Potato: cheddar filled tots

Beans: 4 beans with east coast grills baked beans, head country sauce, and BBQ spices.

Dessert: ken’s butter cake, cool whip and caramel

Brisket turn in

Posted in iBBQ, iChef, iTravel on October 3rd, 2009 by Andy Husbands

Here’s our brisket turn in, few years back we placed 1st here

Ribs and pork turn ins

Posted in iBBQ, iChef, iTravel on October 3rd, 2009 by Andy Husbands

Meats are so goood, we’re real happy.

Invitational turn ins start

Posted in iBBQ, iChef, iTravel on October 3rd, 2009 by Andy Husbands

We’re all hurting from last night. Meats are looking real good.

Chicken is first, here’s the turn in

Friday @ the Royal: prep day

Posted in iBBQ, iChef, iTravel on October 2nd, 2009 by Andy Husbands

Arrived last night at tenish, (chris hart, iQue’s pitmaster, flew in and got here a little after we did) put the cooker (Jambo pit) in place, emptied the rv of coolers and gear and settled down for some serious poker and bourbon. We played till about 2am then crashed.

Up at 7am. Today is mainly filled with setting up camp and getting ready for the invitational BBQ competitions tomorrow (we start cooking tonight at 11- briskets and pork) and the sides competitions.

For the BBQ meats we trim, inject, and rub building unique layers of flavor. The side dishes we are running tests, just made the most tasty pumpkin puree thanks to chef John Delpha. Blanched potatoes for tots and braised the beans in Bill Arnold’s Blues Hog sauce.

Team next to us, Montley Que, is making gumbo so we’re off to try some then a shrimp boil at Transformer BBQ, then to see Gari and his team from Jamaica for Red Stripe and Appleton Rum.

Meats will be fired later, Chris, Kenny and Jamie will stay up all night to watch the fire, I’ll be up at 6 to enter the grits comp..

I’ll take pictures of tomorrows entries, here’s today’s piks…

Meeting a BBQ legend

Posted in iBBQ, iTravel on October 1st, 2009 by Andy Husbands

We are still driving to Kansas City, been driving straight thru with ed, ken, and i driving in 3 hour shifts, we project our eta is 10pm.

We had breakfast at Cracker Barrel, of course, and then decided we’d try to find some killer BBQ for lunch.

Thanks to Yelp we realized that 17th Street, Murphysboro IL, selected by Food & Wine magazine as having Best Ribs in America, was only a hour out of the way. Actually, not really on the way, not for ribs that is.

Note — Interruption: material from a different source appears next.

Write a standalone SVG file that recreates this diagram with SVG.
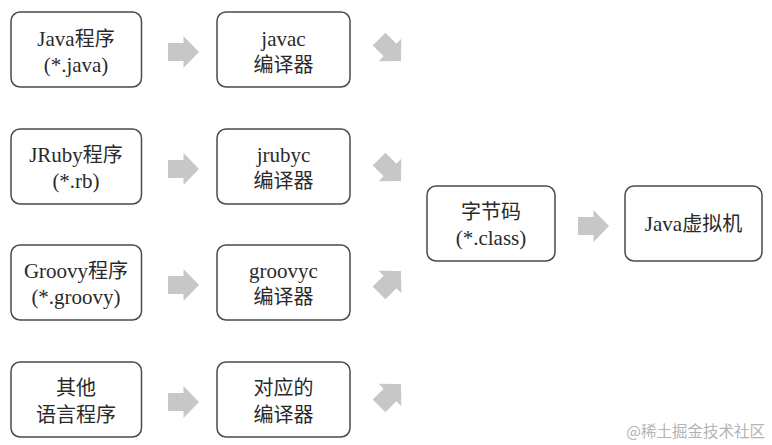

I met Amy Mills years back when she was writing with her father (BBQ legend Mike Mills) Peace, Love, and Barbeque. A cookbook fearuring recipes from bbq cookers around the country, I am honored to have contributed a recipe in it.

Quickly emailed her to see if she or Mike would be there, she wasn’t going to be but wrote Mike would! We were sooo psyched!

Mike Mills is a three time Memphis in May champion as well as numerous other competitions and owns many BBQ restaurants. He gave us a tour, and treated to some of the best BBQ eva! What a great guy.

We’re three hours out from kc, and then the craziness starts….

Here’s some pictures from the visit

Worlds biggest bbq competition Kansas City Royal here we come Team iQue

Posted in iBBQ, iChef, iTravel on September 30th, 2009 by Andy Husbands

Ed Doyle and I are finally on the road. Between picking up the RV, getting the smoker, and loading up five hours dissapeared….

We’re on 90 heading to Nyac to pick up Ken Goodman and then a straign shot to Kansas City.

Here’s what this weekend will entail:
Friday night:
10 thousand person party
shrimp boil with the transformer team, start cooking meats for invitational BBQ comp-about 85 teams

Saturday
7:15 am, ugh, ‘kiss my grits’ competition
Noon BBQ turn ins start
Awards 5?
Start cooking meats for Sundays open BBQ comps, about 500 teams
Texas hold’em tournament
Red Stripe party at Gari’s from jamaica team site

Sunday
BBQ turn ins
Sides comps: veg, potato, beans, dessert
Awards

A very long fun weekend, with lots of poker, Harpoon Beer (we love our sponsor!), laughs, and hard core BBQ comps.